# Light concern



## Rocker420 (Jun 30, 2007)

Alright, so to start off im gonna be growing in a small 20x8 trailer that i am currently working on. In the begining i was gonna buy 4 1000w HPS/MH lights(two rooms).
But then i started getting alittle worried when i heard and relized that even if i layer it with polyshield, there would be so much power coming out of there that the electric company would notice. So then i started thinking maby ill do 2 600's and 2 1000's. My rooms are both about 8x3, so that does mean 2 lights per room. My question is should i be worried about the power company, and what lighting set up should i go for?


----------



## Mutt (Jul 1, 2007)

with an 8'X3' area...you will only need 1200 watts per area. I would do either (2) 600W or (3) 400W...reason is that 8' stretch you'll have very dissapated light on each end. Its better to have more fixtures @ less wattage to cover the entire canopy than one big one in the middle. unless you implement a light mover.
You are packing a lot of wattage in there. you're looking at a 2400 watts. I would wait for some others to chime in....I never went over 800watts.


----------



## Stoney Bud (Jul 1, 2007)

Sudden spikes in your electric usage could throw up a flag to the electric company *if* they care about that in your area. Some do, most don't. Mine goes all over the place every year. I don't grow in the very hot months any more so the air conditioner during those months evens out the electric some.

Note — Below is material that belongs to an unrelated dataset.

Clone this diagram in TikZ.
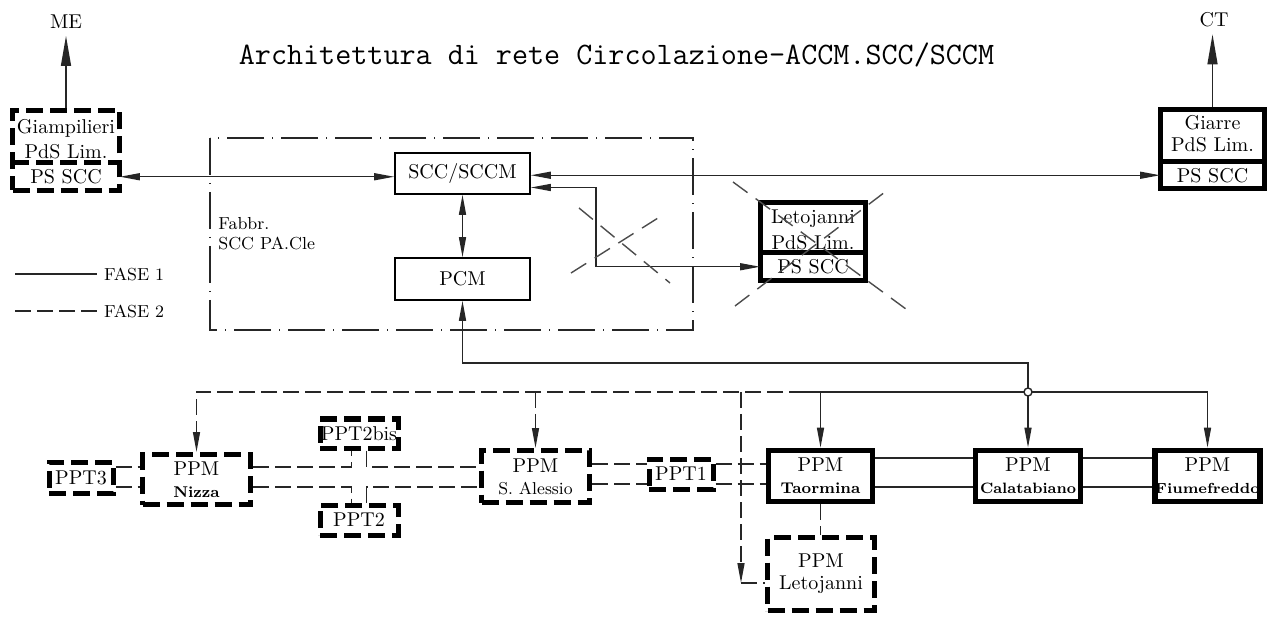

With the wattage you're talking about, you'll have a hefty increase in your electric usage.

Now, if you had 20 1000 watt lights burning at once, it could really raise eyebrows. With only 1200 watts, I don't think anyone will notice. I have a dishwasher that uses 1,300 watts of power while it's running.


----------



## maineharvest (Jul 2, 2007)

I have a dishwasher that uses 1,300 watts of power while it's running.[/quote]


Hey Stoney does your dishwasher run 18 hours aday?  Just kidding.  I couldnt resist.

That seems like a lot of power that would be coming out of a little trailer man.  Personally I would be nervous about that.  I have just a four hundred watt hps and a couple little floros but I got rid of my ac just because ive heard of people getting busted for having a huge increase in the electical bill.  Im just paranoid I guess, but I look at it as a good thing.


----------